Can anyone give me some information about the GT Bravado. Just purchased a New Old Stock 20" Frame. Not delivered yet but described as being 100% Mint Condition. The kind of information I'm looking for is;

Where in the GT range did this frame come?
Does it have a frame integrated gear hanger?
If not where can I get one from that fits?
Does it take 11/8" Headset & Steerer Tube?
What size BB does it take?
Where can I source a BB Gear Guide?

Tried Googling it. Not much out there seems to be a lot of German sites with info though. Shame I can't speak German!!

I've just joined the forum and this is my first post.(be gentle!) Basically looking for the above info as I'm planning a rebuild for next weekend and want to order some stuff in. Not going for the retro, retro, retro look, but want to achieve a look that is sympathetic to the frame. Already got brand new parts, Deore XT Brake/Shifters, XT Front & Rear, RST Front Disc Caliper, Manitou Forks, FSA Chainset, etc.

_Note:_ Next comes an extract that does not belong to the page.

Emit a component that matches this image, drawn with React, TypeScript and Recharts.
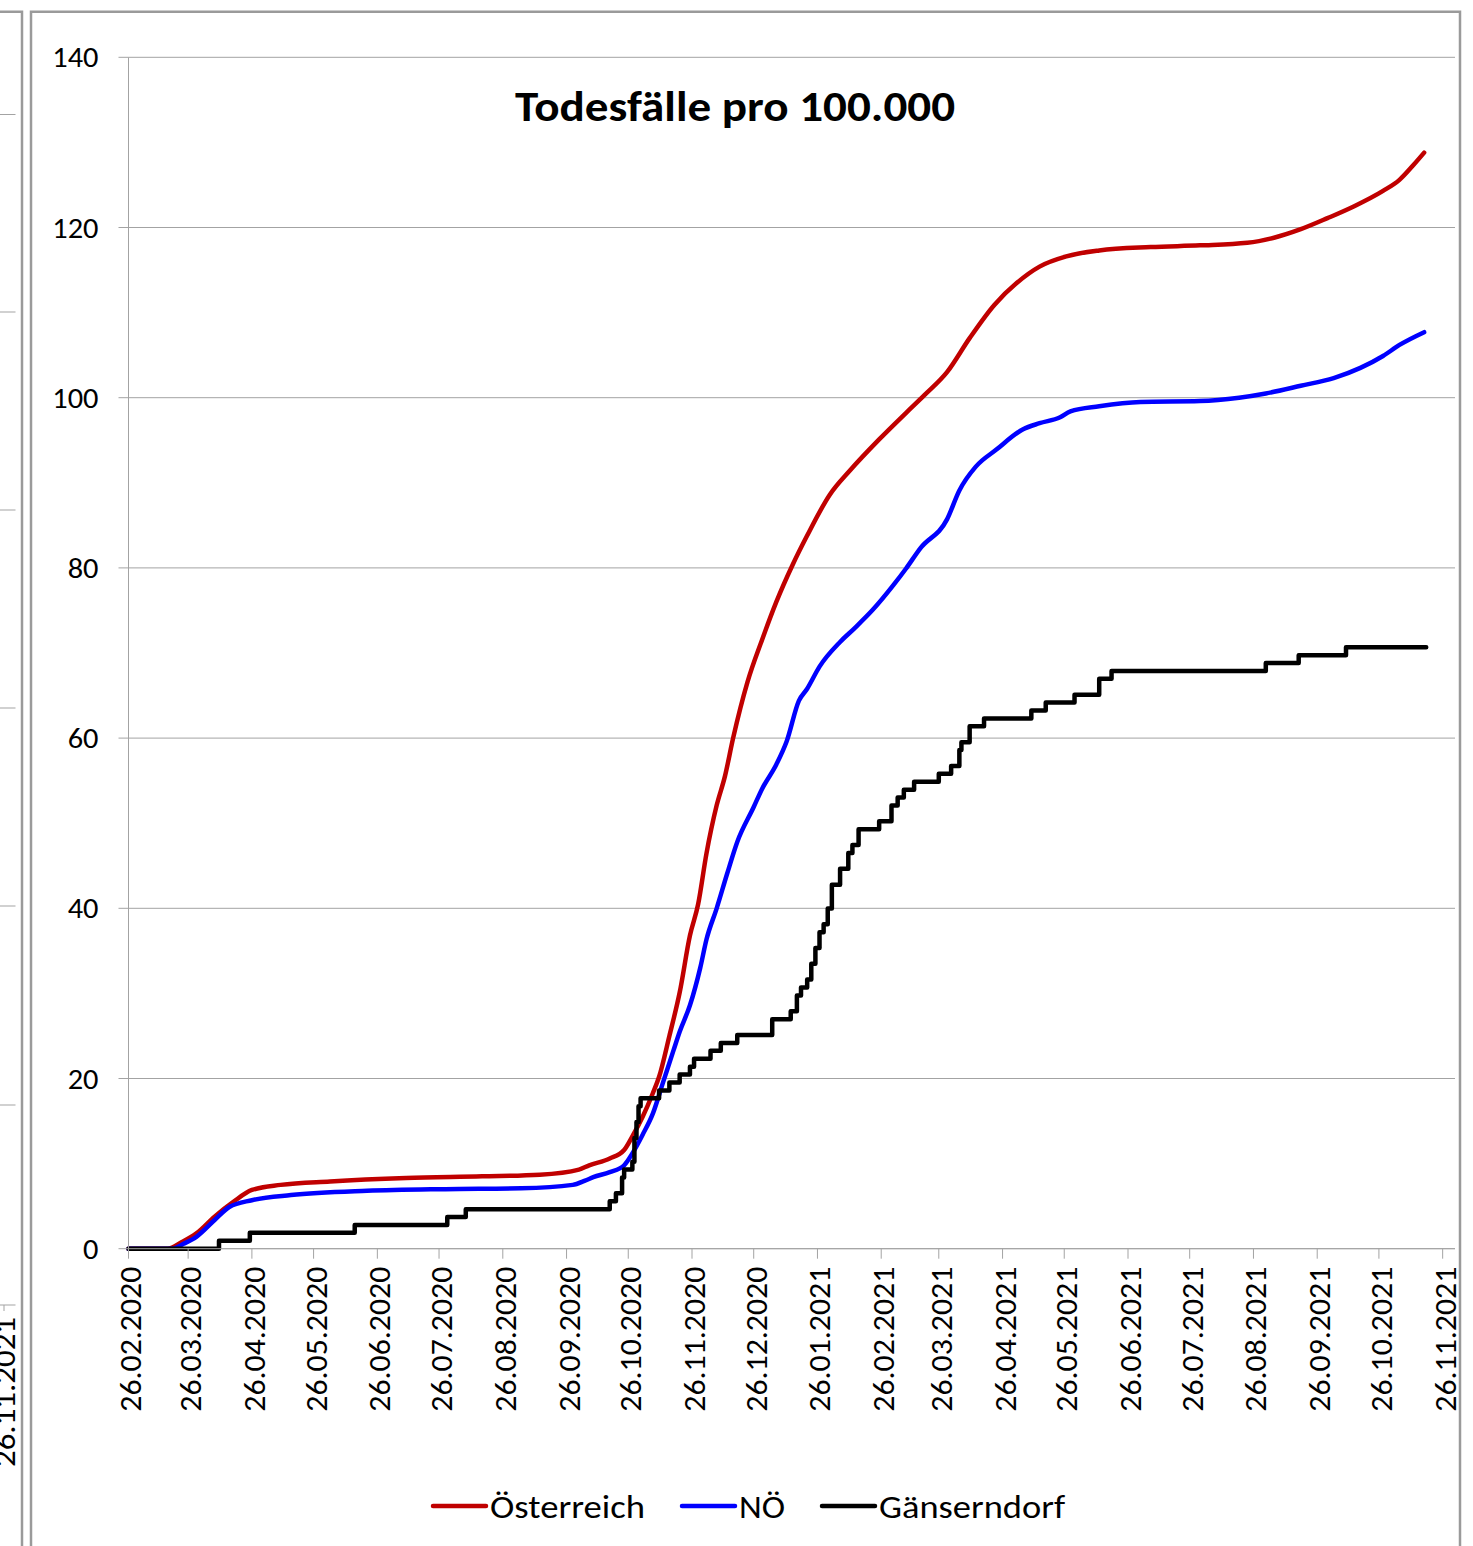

Really like the look of this Triple Triangle frame, just need to get some info on it from past or existing owners. Seems a shame that such a good frame appears to be neglected and everyone's raving about the Zaskar.

Got some photos just don't ask me for more as they from the person I bought it off.


----------



## laffeaux (Jan 4, 2004)

Gadro said:


> Where in the GT range did this frame come?


The Brovado was a middle-high end bike. It looks like an 853 decal on the seat tube, so it's a nice frame.



Gadro said:


> Does it have a frame integrated gear hanger?
> If not where can I get one from that fits?


Yes, it should have one.



Gadro said:


> Does it take 11/8" Headset & Steerer Tube?


Yes it's 1-1/8". GT went to the oversized design in about 1991. Your frame is a lot newer than that.



Gadro said:


> What size BB does it take?


Likely a 68mm.



Gadro said:


> Where can I source a BB Gear Guide?


Any bike shop can sell you one, or at least order it for you for very cheap.


----------



## Gadro (Oct 23, 2008)

Thanks for the info really really really appreciated! I paid £58 for this frame delivered - is that a good price? 

With a new Manitou front suspension fork and brand new XT parts I'm really hoping this oldish frame converts into a modern XC hardtail. 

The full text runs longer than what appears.